▸ GOAL
Retype the whole listing verbatim and keep the pictures out of it.

▸ GIVEN INFORMATION
----
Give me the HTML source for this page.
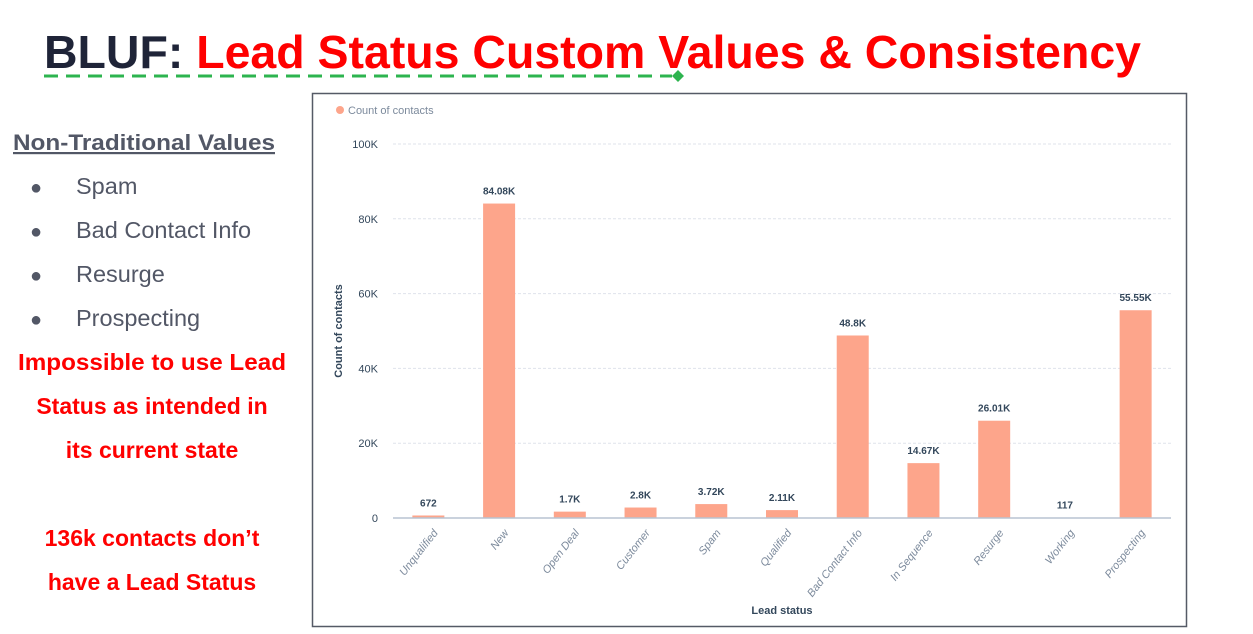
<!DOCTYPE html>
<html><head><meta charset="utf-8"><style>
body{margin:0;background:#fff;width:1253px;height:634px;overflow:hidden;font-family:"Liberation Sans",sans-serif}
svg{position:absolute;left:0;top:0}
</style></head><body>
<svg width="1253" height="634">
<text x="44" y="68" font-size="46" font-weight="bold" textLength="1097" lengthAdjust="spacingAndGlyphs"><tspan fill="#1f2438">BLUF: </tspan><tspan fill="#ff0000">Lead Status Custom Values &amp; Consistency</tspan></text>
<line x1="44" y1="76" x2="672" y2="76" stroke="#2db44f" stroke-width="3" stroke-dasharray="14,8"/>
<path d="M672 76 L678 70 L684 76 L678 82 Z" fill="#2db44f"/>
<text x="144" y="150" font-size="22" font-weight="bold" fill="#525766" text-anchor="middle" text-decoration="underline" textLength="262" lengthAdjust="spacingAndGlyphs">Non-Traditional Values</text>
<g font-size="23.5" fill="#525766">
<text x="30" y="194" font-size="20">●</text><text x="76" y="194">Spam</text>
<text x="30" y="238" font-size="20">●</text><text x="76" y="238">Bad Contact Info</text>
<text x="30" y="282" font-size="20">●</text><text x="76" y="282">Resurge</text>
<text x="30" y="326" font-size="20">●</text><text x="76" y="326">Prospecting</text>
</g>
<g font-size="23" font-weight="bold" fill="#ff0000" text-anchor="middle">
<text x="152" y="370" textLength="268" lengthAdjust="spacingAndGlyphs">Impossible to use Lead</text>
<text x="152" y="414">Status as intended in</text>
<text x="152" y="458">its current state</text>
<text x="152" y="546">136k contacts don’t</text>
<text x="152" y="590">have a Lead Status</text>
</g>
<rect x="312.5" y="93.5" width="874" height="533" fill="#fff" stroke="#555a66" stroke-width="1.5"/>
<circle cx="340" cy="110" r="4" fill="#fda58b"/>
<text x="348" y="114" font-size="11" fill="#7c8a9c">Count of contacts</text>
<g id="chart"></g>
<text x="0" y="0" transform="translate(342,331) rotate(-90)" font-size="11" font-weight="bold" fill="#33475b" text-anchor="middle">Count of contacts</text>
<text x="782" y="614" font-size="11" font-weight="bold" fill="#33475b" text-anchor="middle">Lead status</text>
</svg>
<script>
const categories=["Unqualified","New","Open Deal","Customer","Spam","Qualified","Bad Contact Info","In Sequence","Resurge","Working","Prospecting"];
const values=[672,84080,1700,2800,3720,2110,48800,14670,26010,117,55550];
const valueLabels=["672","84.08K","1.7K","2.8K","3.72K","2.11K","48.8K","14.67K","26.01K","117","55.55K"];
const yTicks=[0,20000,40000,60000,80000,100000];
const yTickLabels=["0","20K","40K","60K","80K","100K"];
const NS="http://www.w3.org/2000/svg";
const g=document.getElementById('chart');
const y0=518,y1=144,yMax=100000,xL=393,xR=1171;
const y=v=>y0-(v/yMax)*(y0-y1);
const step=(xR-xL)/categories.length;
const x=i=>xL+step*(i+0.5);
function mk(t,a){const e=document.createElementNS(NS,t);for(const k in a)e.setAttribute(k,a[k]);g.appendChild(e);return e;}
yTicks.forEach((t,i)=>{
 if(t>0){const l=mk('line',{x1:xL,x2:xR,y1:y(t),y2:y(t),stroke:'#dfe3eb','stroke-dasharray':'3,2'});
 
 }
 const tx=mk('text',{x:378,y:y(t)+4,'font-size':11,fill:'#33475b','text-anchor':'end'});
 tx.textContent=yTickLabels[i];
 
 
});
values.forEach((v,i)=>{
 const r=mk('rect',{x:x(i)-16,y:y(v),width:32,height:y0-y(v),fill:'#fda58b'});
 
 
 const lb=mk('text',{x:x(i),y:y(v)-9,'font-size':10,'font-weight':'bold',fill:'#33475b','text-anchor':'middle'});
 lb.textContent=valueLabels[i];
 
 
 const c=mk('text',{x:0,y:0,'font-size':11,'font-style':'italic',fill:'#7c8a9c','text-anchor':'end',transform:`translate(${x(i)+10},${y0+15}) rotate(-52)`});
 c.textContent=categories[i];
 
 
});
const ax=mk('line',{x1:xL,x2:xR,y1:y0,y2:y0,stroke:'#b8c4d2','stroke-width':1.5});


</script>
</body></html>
----
▸ THE RESPONSE
Give me the HTML source for this page.
<!DOCTYPE html>
<html><head><meta charset="utf-8"><style>
body{margin:0;background:#fff;width:1253px;height:634px;overflow:hidden;font-family:"Liberation Sans",sans-serif}
svg{position:absolute;left:0;top:0}
</style></head><body>
<svg width="1253" height="634">
<text x="44" y="68" font-size="46" font-weight="bold" textLength="1097" lengthAdjust="spacingAndGlyphs"><tspan fill="#1f2438">BLUF: </tspan><tspan fill="#ff0000">Lead Status Custom Values &amp; Consistency</tspan></text>
<line x1="44" y1="76" x2="672" y2="76" stroke="#2db44f" stroke-width="3" stroke-dasharray="14,8"/>
<path d="M672 76 L678 70 L684 76 L678 82 Z" fill="#2db44f"/>
<text x="144" y="150" font-size="22" font-weight="bold" fill="#525766" text-anchor="middle" text-decoration="underline" textLength="262" lengthAdjust="spacingAndGlyphs">Non-Traditional Values</text>
<g font-size="23.5" fill="#525766">
<text x="30" y="194" font-size="20">●</text><text x="76" y="194">Spam</text>
<text x="30" y="238" font-size="20">●</text><text x="76" y="238">Bad Contact Info</text>
<text x="30" y="282" font-size="20">●</text><text x="76" y="282">Resurge</text>
<text x="30" y="326" font-size="20">●</text><text x="76" y="326">Prospecting</text>
</g>
<g font-size="23" font-weight="bold" fill="#ff0000" text-anchor="middle">
<text x="152" y="370" textLength="268" lengthAdjust="spacingAndGlyphs">Impossible to use Lead</text>
<text x="152" y="414">Status as intended in</text>
<text x="152" y="458">its current state</text>
<text x="152" y="546">136k contacts don’t</text>
<text x="152" y="590">have a Lead Status</text>
</g>
<rect x="312.5" y="93.5" width="874" height="533" fill="#fff" stroke="#555a66" stroke-width="1.5"/>
<circle cx="340" cy="110" r="4" fill="#fda58b"/>
<text x="348" y="114" font-size="11" fill="#7c8a9c">Count of contacts</text>
<g id="chart"></g>
<text x="0" y="0" transform="translate(342,331) rotate(-90)" font-size="11" font-weight="bold" fill="#33475b" text-anchor="middle">Count of contacts</text>
<text x="782" y="614" font-size="11" font-weight="bold" fill="#33475b" text-anchor="middle">Lead status</text>
</svg>
<script>
const categories=["Unqualified","New","Open Deal","Customer","Spam","Qualified","Bad Contact Info","In Sequence","Resurge","Working","Prospecting"];
const values=[672,84080,1700,2800,3720,2110,48800,14670,26010,117,55550];
const valueLabels=["672","84.08K","1.7K","2.8K","3.72K","2.11K","48.8K","14.67K","26.01K","117","55.55K"];
const yTicks=[0,20000,40000,60000,80000,100000];
const yTickLabels=["0","20K","40K","60K","80K","100K"];
const NS="http://www.w3.org/2000/svg";
const g=document.getElementById('chart');
const y0=518,y1=144,yMax=100000,xL=393,xR=1171;
const y=v=>y0-(v/yMax)*(y0-y1);
const step=(xR-xL)/categories.length;
const x=i=>xL+step*(i+0.5);
function mk(t,a){const e=document.createElementNS(NS,t);for(const k in a)e.setAttribute(k,a[k]);g.appendChild(e);return e;}
yTicks.forEach((t,i)=>{
 if(t>0){const l=mk('line',{x1:xL,x2:xR,y1:y(t),y2:y(t),stroke:'#dfe3eb','stroke-dasharray':'3,2'});
 
 }
 const tx=mk('text',{x:378,y:y(t)+4,'font-size':11,fill:'#33475b','text-anchor':'end'});
 tx.textContent=yTickLabels[i];
 
 
});
values.forEach((v,i)=>{
 const r=mk('rect',{x:x(i)-16,y:y(v),width:32,height:y0-y(v),fill:'#fda58b'});
 
 
 const lb=mk('text',{x:x(i),y:y(v)-9,'font-size':10,'font-weight':'bold',fill:'#33475b','text-anchor':'middle'});
 lb.textContent=valueLabels[i];
 
 
 const c=mk('text',{x:0,y:0,'font-size':11,'font-style':'italic',fill:'#7c8a9c','text-anchor':'end',transform:`translate(${x(i)+10},${y0+15}) rotate(-52)`});
 c.textContent=categories[i];
 
 
});
const ax=mk('line',{x1:xL,x2:xR,y1:y0,y2:y0,stroke:'#b8c4d2','stroke-width':1.5});


</script>
</body></html>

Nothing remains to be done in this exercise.